Hak Milik Pribadi dalam Pandangan Islam
Artinya: dari Rafi bin Khadij RA berkata: Rasulullah bersabda; barang siapa menanam tanaman dilahan seorang kaum tanpa seizinnya, maka ia tidak berhak mendapatkan hasil tanamannya sedikitpun dan walaupun ia telah mengeluarkan modal (biaya) mengelolahnya. ( HR Abu Daud )
Hadits ini menjelaskan tentang hak milik seseorang. Dalam hadits ini dijelaskan bahwa seorang yang tidak izin atau tidak mendapat izin dari pemilik lahan untuk mengeloah lahan tersebut maka orang terebut tidak berhak mendapatkan hasil dari lahan tersebut meskipun dia mengeluarkan biaya untuk perawatannya. Namun, bagi pemilik lahan boleh menikmati hasil dari lahan tersebut meskipun tidak ikut merawat dan mengeluarkan biaya perawatannya.
Hal tersebut dapat dikategorikan dalam perilaku ghosob, karena ghosob adalah perbuatan menggunakan milik orang lain tanpa seizin dari pemilik. Hukum ghosob adalah haram, karena perbuatan itu bisa merusak milik orang lain.
Dari hadits itu sudah dijelaskan bahwa pelaku ghosob tidak berhak atas hasil lahan tersebut meskipun dia mengeluarkan modal. Akan tetapi ada kalanya hasil lahan tersebut menjadi milik pengelolah atau lahan tersebut menjadi hak milik dari pengelola.
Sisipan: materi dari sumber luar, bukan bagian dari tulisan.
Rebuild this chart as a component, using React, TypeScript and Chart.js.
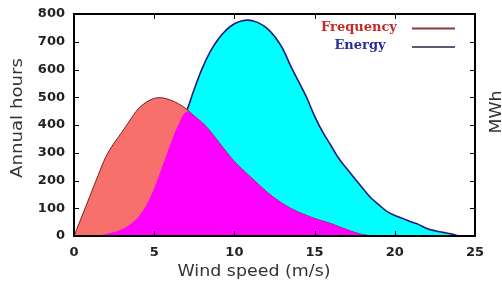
import React, { useEffect, useRef } from "react";
import { Chart, registerables } from "chart.js";

Chart.register(...registerables);

const windSpeed = [
  0, 0.5, 1, 1.5, 2, 2.5, 3, 3.5, 4, 4.5, 5, 5.5, 6, 6.5, 7, 7.5, 8, 8.5, 9, 9.5,
  10, 10.5, 11, 11.5, 12, 12.5, 13, 13.5, 14, 14.5, 15, 15.5, 16, 16.5, 17, 17.5,
  18, 18.5, 19, 19.5, 20, 20.5, 21, 21.5, 22, 22.5, 23, 23.5, 24, 24.5, 25,
];

const frequency = [
  0, 72, 145, 218, 287, 335, 375, 418, 458, 482, 496, 498, 490, 477, 458, 432,
  408, 377, 340, 303, 268, 240, 213, 186, 160, 137, 117, 100, 86, 74, 63, 54,
  45, 34, 23, 13, 5, 1, 0, 0, 0, 0, 0, 0, 0, 0, 0, 0, 0, 0, 0,
];

const energy = [
  0, 0, 0, 2, 7, 14, 24, 42, 68, 110, 172, 250, 330, 400, 448, 530, 605, 665,
  710, 743, 765, 776, 777, 768, 750, 720, 676, 614, 557, 500, 432, 375, 328,
  280, 243, 207, 172, 138, 113, 89, 74, 63, 51, 41, 27, 19, 13, 8, 1, 0, 0,
];

const xTicks = [0, 5, 10, 15, 20, 25];
const yTicks = [0, 100, 200, 300, 400, 500, 600, 700, 800];

const seriesNames = ["Frequency", "Energy"];
const xTitle = "Wind speed (m/s)";
const yTitle = "Annual hours";
const y2Title = "MWh";

function drawFitted(
  ctx: CanvasRenderingContext2D,
  text: string,
  cx: number,
  cy: number,
  targetW: number,
  font: string,
  color: string,
  rot: number
) {
  ctx.save();
  ctx.translate(cx, cy);
  if (rot) ctx.rotate(rot);
  ctx.font = font;
  const w = ctx.measureText(text).width;
  ctx.scale(targetW / w, 1);
  ctx.fillStyle = color;
  ctx.textAlign = "center";
  ctx.textBaseline = "middle";
  ctx.fillText(text, 0, 0);
  ctx.restore();
}

const overlayPlugin = {
  id: "framePlugin",
  afterDraw(chart: any) {
    const ctx = chart.ctx;
    const a = chart.chartArea;
    const xs = chart.scales.x;
    const ys = chart.scales.y;

    ctx.save();
    ctx.strokeStyle = "#000000";
    ctx.lineWidth = 2;
    ctx.strokeRect(a.left, a.top, a.right - a.left, a.bottom - a.top);
    ctx.lineWidth = 1;
    ctx.beginPath();
    for (let i = 1; i < yTicks.length - 1; i++) {
      const py = Math.round(ys.getPixelForValue(yTicks[i])) + 0.5;
      ctx.moveTo(a.left, py);
      ctx.lineTo(a.left + 5, py);
      ctx.moveTo(a.right, py);
      ctx.lineTo(a.right - 5, py);
    }
    for (let i = 1; i < xTicks.length - 1; i++) {
      const px = Math.round(xs.getPixelForValue(xTicks[i])) + 0.5;
      ctx.moveTo(px, a.bottom);
      ctx.lineTo(px, a.bottom - 5);
      ctx.moveTo(px, a.top);
      ctx.lineTo(px, a.top + 5);
    }
    ctx.stroke();
    ctx.restore();

    drawFitted(ctx, xTitle, 254, 272, 153, "15px 'DejaVu Sans'", "#333", 0);
    drawFitted(ctx, yTitle, 18.5, 118, 120, "15px 'DejaVu Sans'", "#333", -Math.PI / 2);
    drawFitted(ctx, y2Title, 497, 112, 43, "15px 'DejaVu Sans'", "#333", -Math.PI / 2);

    ctx.save();
    ctx.font = "bold 13px 'DejaVu Serif'";
    ctx.textAlign = "center";
    ctx.textBaseline = "middle";
    ctx.fillStyle = "#c42a2a";
    ctx.fillText(seriesNames[0], 359, 28);
    ctx.fillStyle = "#2b2b9e";
    ctx.fillText(seriesNames[1], 360, 46);
    ctx.fillStyle = "#8a3a3a";
    ctx.fillRect(412, 27.5, 43, 2);
    ctx.fillStyle = "#5a5a7a";
    ctx.fillRect(412, 46, 43, 2);
    ctx.restore();
  },
};

export default function App() {
  const canvasRef = useRef<HTMLCanvasElement | null>(null);

  useEffect(() => {
    if (!canvasRef.current) return;
    const freqPts = windSpeed.map((x, i) => ({ x, y: frequency[i] }));
    const energyPts = windSpeed.map((x, i) => ({ x, y: energy[i] }));
    const overlapPts = windSpeed.map((x, i) => ({
      x,
      y: Math.min(frequency[i], energy[i]),
    }));

    const frameBorder = { display: true, color: "#111111", width: 2 };

    const chart = new Chart(canvasRef.current, {
      type: "line",
      data: {
        datasets: [
          {
            label: "overlap",
            data: overlapPts,
            order: 1,
            fill: "origin",
            backgroundColor: "#FF00FF",
            borderWidth: 0,
            borderColor: "rgba(0,0,0,0)",
            pointRadius: 0,
            tension: 0.35,
          },
          {
            label: seriesNames[0],
            data: freqPts,
            order: 2,
            fill: "origin",
            backgroundColor: "#F7706C",
            borderColor: "#7a2020",
            borderWidth: 1,
            pointRadius: 0,
            tension: 0.35,
          },
          {
            label: seriesNames[1],
            data: energyPts,
            order: 3,
            fill: "origin",
            backgroundColor: "#00FFFF",
            borderColor: "#1a1a80",
            borderWidth: 1.6,
            pointRadius: 0,
            tension: 0.35,
          },
        ],
      },
      options: {
        animation: false,
        responsive: true,
        maintainAspectRatio: false,
        layout: { padding: { left: 0, top: 14, right: 27, bottom: 0 } },
        plugins: {
          legend: { display: false },
          tooltip: { enabled: false },
        },
        scales: {
          x: {
            type: "linear",
            min: 0,
            max: 25,
            afterFit: (s: any) => {
              s.height = 49;
              s.paddingLeft = 0;
              s.paddingRight = 0;
            },
            afterBuildTicks: (s: any) => {
              s.ticks = xTicks.map((v) => ({ value: v }));
            },
            grid: { display: false, drawTicks: false },
            border: frameBorder,
            ticks: {
              padding: 9,
              color: "#222",
              font: { family: "'DejaVu Sans'", size: 13, weight: "bold" },
              maxRotation: 0,
            },
          },
          xTop: {
            type: "linear",
            position: "top",
            min: 0,
            max: 25,
            afterFit: (s: any) => {
              s.height = 0;
              s.paddingLeft = 0;
              s.paddingRight = 0;
            },
            grid: { display: false, drawTicks: false },
            border: frameBorder,
            ticks: { display: false },
          },
          y: {
            type: "linear",
            min: 0,
            max: 800,
            afterFit: (s: any) => {
              s.width = 74;
              s.paddingTop = 0;
              s.paddingBottom = 0;
            },
            afterBuildTicks: (s: any) => {
              s.ticks = yTicks.map((v) => ({ value: v }));
            },
            grid: { display: false, drawTicks: false },
            border: frameBorder,
            ticks: {
              padding: 9,
              color: "#222",
              font: { family: "'DejaVu Sans'", size: 13, weight: "bold" },
            },
          },
          yRight: {
            type: "linear",
            position: "right",
            min: 0,
            max: 800,
            afterFit: (s: any) => {
              s.width = 0;
              s.paddingTop = 0;
              s.paddingBottom = 0;
            },
            grid: { display: false, drawTicks: false },
            border: frameBorder,
            ticks: { display: false },
          },
        },
      },
      plugins: [overlayPlugin],
    });
    return () => chart.destroy();
  }, []);

  return (
    <div style={{ position: "fixed", left: 0, top: 0, width: 502, height: 285, background: "#fff" }}>
      <canvas ref={canvasRef} />
    </div>
  );
}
Untuk itu akan kami jelaskan apa itu hak milik pribadi dan bagaimana hasil lahan itu akan menjadi milik pengelolah. Sebelum itu mari kita ketahui apa itu harta. Harta adalah segala seuatu apa pun yang dimiliki dan digunakan oleh seseorang, berupa uang, rumah, perabotan, mobil, tanah, kebun ternak, dan sebagainya.( Kadir: 2015, 132)
Pengertian hak milik
Istilah milik berasal dari bahasa Arab yaitu milk. Dalam Kamus Almunjid dikemukakan bahwa kata-kata yang bersamaan artinya dengan milk (yang berakar dari kata kerja malaka) adalah malkan, milkan, malakatan, mamlakatan, mamlikatan dan mamlukat.
Milik dalam lughah (arti bahasa) dapat diartikan "Memiliki sesuatu dan sanggup bertindak secara bebas terhadapnya" ( Hasbi Ash Shiddieqy, 1998: 8).
Menurut istilah, milik dapat didefinisikan, "sesuatu ikhtisan yang menghalangi yang lain", menurut syariat, yang membenarkan pemilik ikhtisan itu bertindak terhadap barang miliknya sekehendaknya, kecuali ada penghalang (Hasbi Ash Shiddieqy, 1998:8).
Kata menghalangi dalam definisi diatas maksudnya adalah sesuatu yang mencegah orang yang bukan pemilik sesustu barang untuk mempergunakan/memanfaatkan dan bertindak tanpa persetujuan terlebih dahulu dari pemiliknya.